Rafael Veras and Christopher Collins

In this paper, we propose a new approach for adjusting the level of abstraction of hierarchical visualizations as a function of display size and dataset. Using the Minimum Description Length (MDL) principle, we efficiently select tree cuts that feature a good balance between clutter and information. We present MDL formulae for selecting tree cuts tailored to treemap and sunburst diagrams and discuss how the approach can be extended to other types of multilevel visualizations. In addition, we demonstrate how such tree cuts can be used to enhance drill-down interaction in hierarchical visualizations by enabling quick exposure of important outliers. The paper features applications of the proposed technique on treemaps of the Directory Mozilla (DMOZ) dataset (over 500,000 nodes), and on the Docuburst text visualization tool (over 100,000 nodes).

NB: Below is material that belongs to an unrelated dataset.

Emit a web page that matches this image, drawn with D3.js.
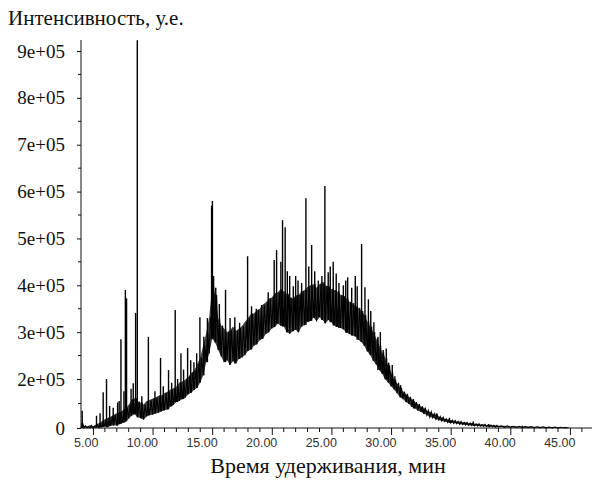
<!DOCTYPE html>
<html>
<head>
<meta charset="utf-8">
<script src="https://cdn.jsdelivr.net/npm/d3@7"></script>
<style>
  body { margin: 0; background: #fff; }
  svg { display: block; }
</style>
</head>
<body>
<svg id="chart" width="594" height="480"></svg>
<script>
// Chromatogram: retention time (min) vs. intensity.
// The noisy trace is stored as a lower / upper envelope per time sample,
// the sharp peaks as separate (time, height) pairs.
const sampleTimes = [
  4.00, 4.25, 4.50, 4.75, 5.00, 5.25, 5.50, 5.75, 6.00, 6.25, 6.50, 6.75,
  7.00, 7.25, 7.50, 7.75, 8.00, 8.25, 8.50, 8.75, 9.00, 9.25, 9.50, 9.75,
  10.00, 10.25, 10.50, 10.75, 11.00, 11.25, 11.50, 11.75, 12.00, 12.25, 12.50, 12.75,
  13.00, 13.25, 13.50, 13.75, 14.00, 14.25, 14.50, 14.75, 15.00, 15.25, 15.50, 15.75,
  16.00, 16.25, 16.50, 16.75, 17.00, 17.25, 17.50, 17.75, 18.00, 18.25, 18.50, 18.75,
  19.00, 19.25, 19.50, 19.75, 20.00, 20.25, 20.50, 20.75, 21.00, 21.25, 21.50, 21.75,
  22.00, 22.25, 22.50, 22.75, 23.00, 23.25, 23.50, 23.75, 24.00, 24.25, 24.50, 24.75,
  25.00, 25.25, 25.50, 25.75, 26.00, 26.25, 26.50, 26.75, 27.00, 27.25, 27.50, 27.75,
  28.00, 28.25, 28.50, 28.75, 29.00, 29.25, 29.50, 29.75, 30.00, 30.25, 30.50, 30.75,
  31.00, 31.25, 31.50, 31.75, 32.00, 32.25, 32.50, 32.75, 33.00, 33.25, 33.50, 33.75,
  34.00, 34.25, 34.50, 34.75, 35.00, 35.25, 35.50, 35.75, 36.00, 36.25, 36.50, 36.75,
  37.00, 37.25, 37.50, 37.75, 38.00, 38.25, 38.50, 38.75, 39.00, 39.50, 40.00, 40.50,
  41.00, 41.50, 42.00, 42.50, 43.00, 43.50, 44.00, 44.50, 44.75
];
const lowIntensity = [
  0, 0, 1000, 0, 0, 2000, 1000, 4000, 6000, 3000, 9000, 11000,
  10000, 16000, 21000, 27000, 38000, 50000, 56000, 44000, 40000, 34000, 47000, 52000,
  54000, 59000, 62000, 68000, 72000, 76000, 88000, 94000, 106000, 110000, 118000, 124000,
  138000, 144000, 156000, 164000, 186000, 208000, 236000, 254000, 286000, 278000, 262000, 248000,
  236000, 240000, 230000, 238000, 233000, 243000, 246000, 251000, 260000, 263000, 271000, 274000,
  283000, 286000, 296000, 300000, 308000, 311000, 318000, 314000, 312000, 300000, 297000, 302000,
  305000, 300000, 312000, 315000, 322000, 324000, 331000, 323000, 332000, 326000, 319000, 326000,
  321000, 314000, 311000, 309000, 306000, 299000, 296000, 293000, 291000, 284000, 279000, 271000,
  259000, 251000, 239000, 231000, 219000, 211000, 199000, 186000, 170000, 157000, 142000, 126000,
  118000, 106000, 98000, 86000, 80000, 71000, 66000, 58000, 53000, 45000, 42000, 36000,
  33000, 29000, 27000, 23000, 21000, 19000, 18000, 15000, 14000, 12000, 11000, 10000,
  9000, 8000, 7500, 7000, 6000, 5000, 5000, 3500, 4000, 3000, 2500, 2000,
  1500, 1500, 1000, 800, 600, 400, 0, 0, 0
];
const highIntensity = [
  22000, 9000, 6000, 11000, 7000, 14000, 19000, 28000, 36000, 42000, 47000, 54000,
  60000, 64000, 72000, 82000, 95000, 116000, 122000, 108000, 104000, 96000, 110000, 114000,
  120000, 124000, 132000, 134000, 143000, 148000, 157000, 162000, 170000, 186000, 190000, 198000,
  205000, 213000, 218000, 232000, 246000, 272000, 298000, 332000, 398000, 380000, 330000, 314000,
  308000, 300000, 304000, 312000, 303000, 308000, 313000, 322000, 330000, 339000, 340000, 347000,
  350000, 359000, 363000, 372000, 374000, 383000, 385000, 392000, 387000, 382000, 374000, 372000,
  378000, 380000, 387000, 390000, 397000, 400000, 403000, 395000, 402000, 407000, 399000, 398000,
  392000, 390000, 387000, 380000, 377000, 372000, 365000, 362000, 355000, 352000, 345000, 337000,
  324000, 312000, 300000, 287000, 272000, 257000, 246000, 229000, 215000, 198000, 184000, 164000,
  149000, 139000, 127000, 118000, 106000, 98000, 88000, 83000, 71000, 66000, 58000, 54000,
  47000, 44000, 38000, 36000, 32000, 31000, 27000, 27000, 23000, 23000, 20000, 20000,
  17000, 17000, 14000, 15000, 12000, 12000, 11000, 11000, 9000, 9000, 7000, 7000,
  6000, 6000, 5000, 5000, 4000, 4000, 3000, 2500, 2000
];

const peakTimes = [
  4.10, 5.30, 5.60, 5.86, 6.14, 6.40, 6.70, 7.07, 7.20, 7.35, 7.60, 7.72, 7.82,
  8.20, 8.38, 8.58, 8.72, 9.10, 9.65, 10.20, 10.67, 10.90, 11.34, 11.60, 11.90,
  12.10, 12.38, 12.60, 12.94, 13.20, 13.47, 13.70, 13.97, 14.30, 14.60, 14.95, 15.02,
  15.12, 15.30, 15.60, 16.12, 16.50, 16.90, 17.30, 17.97, 18.30, 18.70, 19.14, 19.70,
  20.20, 20.40, 20.76, 20.90, 21.12, 21.30, 21.50, 21.80, 22.00, 22.20, 22.50, 22.86,
  23.10, 23.34, 23.60, 23.90, 24.20, 24.45, 24.73, 24.90, 25.15, 25.40, 25.63, 26.00,
  26.20, 26.36, 26.70, 27.00, 27.16, 27.53, 27.81, 28.10, 28.30, 28.56, 28.90, 29.10,
  29.34, 29.60, 29.80, 30.10, 30.32, 30.80, 31.30, 31.90, 32.60, 33.80, 34.90, 36.90,
  38.20, 41.00
];
const peakIntensity = [
  70000, 50000, 60000, 146000, 200000, 90000, 83000, 104000, 110000, 285000, 150000, 390000, 372000,
  160000, 183000, 341000, 923000, 130000, 290000, 150000, 245000, 170000, 219000, 185000, 347000,
  200000, 255000, 220000, 266000, 240000, 236000, 255000, 332000, 290000, 330000, 570000, 580000,
  420000, 395000, 360000, 390000, 330000, 332000, 320000, 462000, 355000, 350000, 358000, 385000,
  454000, 475000, 450000, 539000, 524000, 430000, 420000, 398000, 420000, 410000, 405000, 586000,
  440000, 486000, 430000, 410000, 420000, 612000, 428000, 440000, 450000, 425000, 405000, 400000,
  410000, 417000, 395000, 420000, 398000, 488000, 396000, 370000, 345000, 321000, 290000, 300000,
  262000, 265000, 235000, 230000, 206000, 175000, 133000, 110000, 79000, 60000, 42000, 27000,
  16000, 9000
];

const xTickValues = [5, 10, 15, 20, 25, 30, 35, 40, 45];
const xTickLabels = ["5.00", "10.00", "15.00", "20.00", "25.00", "30.00", "35.00", "40.00", "45.00"];
const yTickValues = [0, 200000, 300000, 400000, 500000, 600000, 700000, 800000, 900000];
const yTickLabels = ["0", "2e+05", "3e+05", "4e+05", "5e+05", "6e+05", "7e+05", "8e+05", "9e+05"];

const yTitle = "Интенсивность, у.е.";
const xTitle = "Время удерживания, мин";

const serif = "'Liberation Serif', 'Times New Roman', serif";
const sans = "'Liberation Sans', Arial, sans-serif";

const svg = d3.select("#chart");

const left = 81, right = 592, bottom = 428, axisTop = 40;

const x = d3.scaleLinear().domain([4, 46.85]).range([left, right]);
// the first labelled interval (0 .. 2e+05) spans one grid step, the rest 1e+05 each
const y = d3.scaleLinear().domain([0, 200000, 900000]).range([bottom, 379, 51]);

// ---- trace body: shaded band between the envelopes ----
const band = d3.area()
  .x((d, i) => x(sampleTimes[i]))
  .y0((d, i) => y(lowIntensity[i]))
  .y1((d, i) => y(highIntensity[i]));

svg.append("path")
  .attr("d", band(sampleTimes))
  .attr("fill", "#000")
  .attr("fill-opacity", 0.75);

// ---- trace: zig-zag between the lower and upper envelope ----
const tracePts = [];
sampleTimes.forEach((t, i) => {
  const next = i < sampleTimes.length - 1 ? sampleTimes[i + 1] : t + 0.25;
  tracePts.push([t, lowIntensity[i]]);
  tracePts.push([t + (next - t) / 2, highIntensity[i]]);
});

const line = d3.line().x(d => x(d[0])).y(d => y(d[1]));

svg.append("path")
  .attr("d", line(tracePts))
  .attr("fill", "none")
  .attr("stroke", "#000")
  .attr("stroke-width", 1.1);

// ---- sharp peaks rising from the trace ----
const nearest = t => {
  const i = d3.bisector(d => d).center(sampleTimes, t);
  return lowIntensity[i];
};
svg.append("g")
  .selectAll("line")
  .data(peakTimes.map((t, i) => ({ t, v: peakIntensity[i] })))
  .join("line")
  .attr("x1", d => x(d.t))
  .attr("x2", d => x(d.t))
  .attr("y1", d => y(nearest(d.t)))
  .attr("y2", d => y(d.v))
  .attr("stroke", "#000")
  .attr("stroke-width", 1.4);

// ---- axes ----
const axisColor = "#111";

svg.append("line")
  .attr("x1", left).attr("x2", left)
  .attr("y1", axisTop).attr("y2", bottom)
  .attr("stroke", axisColor).attr("stroke-width", 1);
svg.append("line")
  .attr("x1", left).attr("x2", right)
  .attr("y1", bottom).attr("y2", bottom)
  .attr("stroke", axisColor).attr("stroke-width", 1);

// y axis: labelled major ticks plus half-step minor ticks
const yAxis = d3.axisLeft(y)
  .tickValues(yTickValues)
  .tickFormat((d, i) => yTickLabels[i])
  .tickSize(4)
  .tickPadding(12);
const gy = svg.append("g").attr("transform", `translate(${left},0)`).call(yAxis);
gy.select(".domain").remove();
gy.selectAll("line").attr("stroke", axisColor);
gy.selectAll("text")
  .attr("font-family", serif)
  .attr("font-size", 19)
  .attr("fill", "#111");

const yMinor = [100000, 250000, 350000, 450000, 550000, 650000, 750000, 850000];
svg.append("g").selectAll("line").data(yMinor).join("line")
  .attr("x1", left - 3).attr("x2", left)
  .attr("y1", d => y(d)).attr("y2", d => y(d))
  .attr("stroke", axisColor);

// x axis: major ticks every 5 min, minor ticks every minute
const xMinor = d3.range(5, 47, 1).filter(v => v % 5 !== 0);
svg.append("g").selectAll("line").data(xMinor).join("line")
  .attr("x1", d => x(d)).attr("x2", d => x(d))
  .attr("y1", bottom).attr("y2", bottom + 4)
  .attr("stroke", axisColor);

const xAxis = d3.axisBottom(x)
  .tickValues(xTickValues)
  .tickFormat((d, i) => xTickLabels[i])
  .tickSize(7)
  .tickPadding(3);
const gx = svg.append("g").attr("transform", `translate(0,${bottom})`).call(xAxis);
gx.select(".domain").remove();
gx.selectAll("line").attr("stroke", axisColor);
gx.selectAll("text")
  .attr("font-family", sans)
  .attr("font-size", 12.5)
  .attr("fill", "#333")
  .attr("text-anchor", "end")
  .attr("dx", 5);

// ---- titles ----
svg.append("text")
  .attr("x", 8).attr("y", 25)
  .attr("font-family", serif)
  .attr("font-size", 21)
  .attr("fill", "#111")
  .text(yTitle);

svg.append("text")
  .attr("x", 328).attr("y", 473)
  .attr("text-anchor", "middle")
  .attr("font-family", serif)
  .attr("font-size", 22)
  .attr("fill", "#111")
  .text(xTitle);
</script>
</body>
</html>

Validation is done with the feature congestion measure of clutter in views of a subset of the current DMOZ web directory. The results show that MDL views achieve near-constant clutter levels across display resolutions. We also present the results of a crowdsourced user study where participants were asked to find targets in views of DMOZ generated by our approach and a set of baseline aggregation methods. The results suggest that, in some conditions, participants are able to locate targets (in particular, outliers) faster using the proposed approach.

Check out our GitHub Repository for source code related to this project.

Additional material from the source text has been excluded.